Of course, we all have days when we feel like the labourers who arrived early. We have given all that we have to give, and been unrecognized. The diligent mask-wearers, the front-line workers, the people trying to look after children at home and earn a living at the same time, the people who haven’t seen their aging parents for six months or more, as the case numbers creep up and we seem to be sleepwalking into a second wave of the virus. Or just the people who work to their limit every day to try to live well and love their neighbours. We are tired, we are spent, and we want to be acknowledged, to be seen, to be loved. And we want this to happen not indiscriminately but preferentially. This is that hard knot in human nature—that, all too often, we can only feel valued if we are valued more than someone else, rewarded more than someone who seems not to be trying nearly as hard. There is that part of us which keeps on whispering that infinite love is no good if _everyone gets it infinitely. But we cannot make God work that way. Infinite love goes on being infinite and indiscriminate, and challenges us to try to turn the human world in that direction.
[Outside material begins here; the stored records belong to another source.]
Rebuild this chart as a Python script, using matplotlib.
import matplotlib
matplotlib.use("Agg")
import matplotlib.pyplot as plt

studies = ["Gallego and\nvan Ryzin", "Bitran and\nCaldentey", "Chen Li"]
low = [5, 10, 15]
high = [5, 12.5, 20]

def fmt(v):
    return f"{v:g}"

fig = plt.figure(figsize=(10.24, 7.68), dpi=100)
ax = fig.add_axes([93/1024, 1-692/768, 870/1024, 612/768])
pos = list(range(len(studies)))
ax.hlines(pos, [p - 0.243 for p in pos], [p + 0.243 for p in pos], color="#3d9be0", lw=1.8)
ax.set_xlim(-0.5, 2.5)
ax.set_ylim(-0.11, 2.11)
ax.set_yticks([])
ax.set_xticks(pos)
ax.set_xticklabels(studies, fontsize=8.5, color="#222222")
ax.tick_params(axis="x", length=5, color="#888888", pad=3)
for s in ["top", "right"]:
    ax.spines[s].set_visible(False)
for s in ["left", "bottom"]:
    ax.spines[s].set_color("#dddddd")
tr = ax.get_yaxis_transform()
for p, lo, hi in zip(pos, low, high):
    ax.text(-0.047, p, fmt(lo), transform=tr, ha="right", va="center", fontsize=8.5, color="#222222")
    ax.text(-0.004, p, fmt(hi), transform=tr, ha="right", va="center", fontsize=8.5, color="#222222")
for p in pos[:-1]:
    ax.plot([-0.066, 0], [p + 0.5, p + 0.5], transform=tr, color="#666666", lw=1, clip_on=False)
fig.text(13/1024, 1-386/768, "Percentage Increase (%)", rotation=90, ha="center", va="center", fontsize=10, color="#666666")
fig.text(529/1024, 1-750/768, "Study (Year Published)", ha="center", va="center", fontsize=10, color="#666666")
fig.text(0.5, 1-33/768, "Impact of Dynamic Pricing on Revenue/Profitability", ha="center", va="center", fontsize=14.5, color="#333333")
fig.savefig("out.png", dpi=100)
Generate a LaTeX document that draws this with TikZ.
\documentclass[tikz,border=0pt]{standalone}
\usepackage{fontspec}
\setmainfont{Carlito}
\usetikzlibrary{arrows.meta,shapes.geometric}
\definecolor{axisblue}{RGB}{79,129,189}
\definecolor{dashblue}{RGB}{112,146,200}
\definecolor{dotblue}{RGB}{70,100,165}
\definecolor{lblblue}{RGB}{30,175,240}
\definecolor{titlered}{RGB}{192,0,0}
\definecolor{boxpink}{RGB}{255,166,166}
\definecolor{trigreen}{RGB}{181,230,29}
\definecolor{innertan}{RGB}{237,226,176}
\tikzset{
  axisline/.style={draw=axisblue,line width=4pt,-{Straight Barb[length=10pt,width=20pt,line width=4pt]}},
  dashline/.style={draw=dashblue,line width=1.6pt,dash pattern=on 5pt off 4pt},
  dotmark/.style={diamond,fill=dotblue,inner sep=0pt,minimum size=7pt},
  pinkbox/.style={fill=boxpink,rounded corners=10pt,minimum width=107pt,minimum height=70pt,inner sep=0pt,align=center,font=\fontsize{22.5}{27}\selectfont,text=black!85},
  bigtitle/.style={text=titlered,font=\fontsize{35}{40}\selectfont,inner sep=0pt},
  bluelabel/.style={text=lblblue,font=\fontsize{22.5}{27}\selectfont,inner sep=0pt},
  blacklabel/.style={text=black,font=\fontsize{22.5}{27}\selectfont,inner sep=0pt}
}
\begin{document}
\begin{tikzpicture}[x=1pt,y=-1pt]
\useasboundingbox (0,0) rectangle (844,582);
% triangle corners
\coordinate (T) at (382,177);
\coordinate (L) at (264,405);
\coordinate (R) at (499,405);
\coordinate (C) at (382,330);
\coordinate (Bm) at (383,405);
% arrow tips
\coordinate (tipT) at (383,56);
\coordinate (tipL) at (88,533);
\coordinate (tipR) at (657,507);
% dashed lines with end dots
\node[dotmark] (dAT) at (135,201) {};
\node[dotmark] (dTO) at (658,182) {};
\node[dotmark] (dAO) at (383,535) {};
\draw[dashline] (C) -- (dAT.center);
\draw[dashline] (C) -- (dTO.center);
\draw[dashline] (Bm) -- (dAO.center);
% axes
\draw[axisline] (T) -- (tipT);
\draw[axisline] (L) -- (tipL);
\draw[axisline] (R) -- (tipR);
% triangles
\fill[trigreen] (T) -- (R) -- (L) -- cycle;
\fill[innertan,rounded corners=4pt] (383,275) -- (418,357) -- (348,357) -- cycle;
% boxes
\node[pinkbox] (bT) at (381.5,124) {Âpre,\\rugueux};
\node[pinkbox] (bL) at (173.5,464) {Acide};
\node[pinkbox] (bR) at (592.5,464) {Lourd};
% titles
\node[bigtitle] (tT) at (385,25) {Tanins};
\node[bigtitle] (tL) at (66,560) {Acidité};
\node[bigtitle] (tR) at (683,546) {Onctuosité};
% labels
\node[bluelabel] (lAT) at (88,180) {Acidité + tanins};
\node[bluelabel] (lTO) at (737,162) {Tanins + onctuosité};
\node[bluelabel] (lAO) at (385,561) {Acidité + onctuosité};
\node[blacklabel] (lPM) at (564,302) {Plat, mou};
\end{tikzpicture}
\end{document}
For everyone will, at some time or another, also be like the workers who arrived at the end of the day. Not very useful, not expecting much, too close to the edge. We are too sick, too sad, too old, too young, we do not have the right abilities, we may be too confused or traumatized or resentful, we may believe even in ourselves that we do not deserve enough to live, don’t really deserve life or love. But there is in God’s love never lack nor wavering, and the failures in the eyes of the world are exactly equally precious in the eyes of God. The original audience for Matthew’s gospel may have read this parable as being about the Gentiles, suddenly included in the covenant they had preserved for generations; but there are always outsiders, incomers. And we are always sometimes outsiders ourselves.
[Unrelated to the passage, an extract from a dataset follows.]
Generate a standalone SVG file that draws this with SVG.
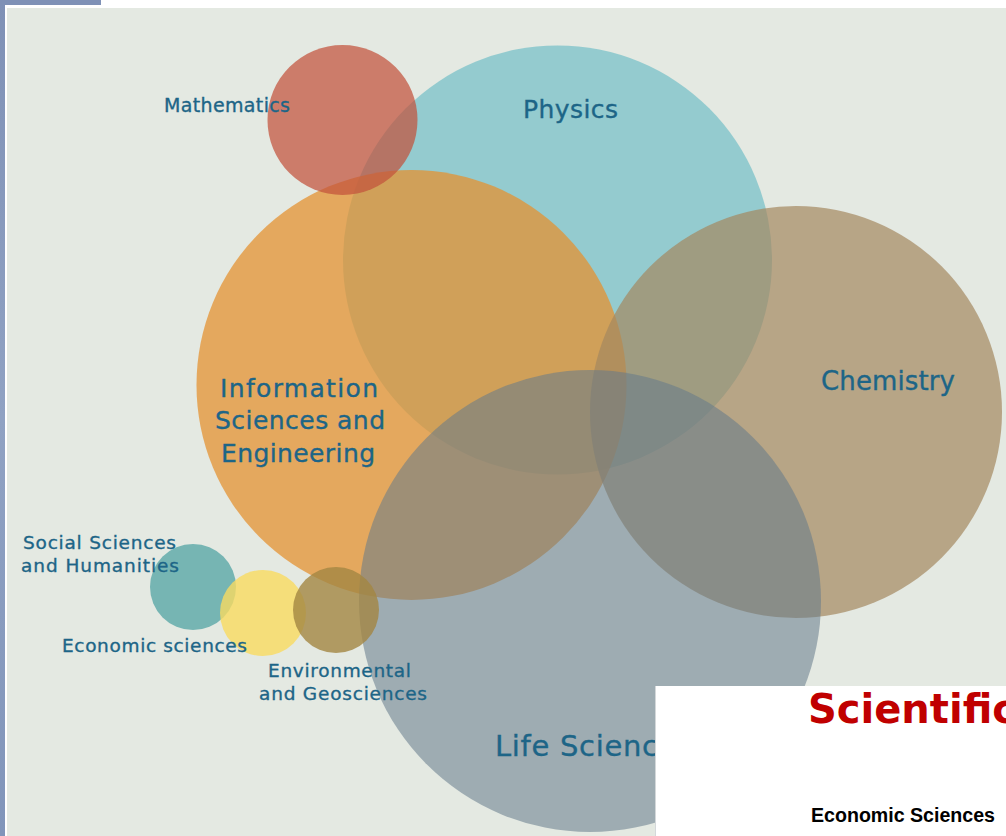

Every now and then we glimpse it, that vision of God’s economy. In those rare and amazing moments in all our lives when we manage, for a few moments, to be part of a beloved community, a place where everyone, really everyone, is really at home, with no need to invent desires, to accumulate tokens of status or pretty toys stained with blood. In a protest camp or a parish hall, with another person or with God alone; for that too can be a part of community. Sharing food, sharing play or work, creating art or music, in a warm place or by a green tree, simply speaking, or not speaking but only being, a part of the general dance. When we understand, a little bit, the foolish extravagant welcome of God. It is transient, messy, strange, and when we know it, we usually know it poised on the cusp between discomfort and joy. But it is the place to which all our loves are turning, whether we can recognize it or not. The wilderness, the kingdom.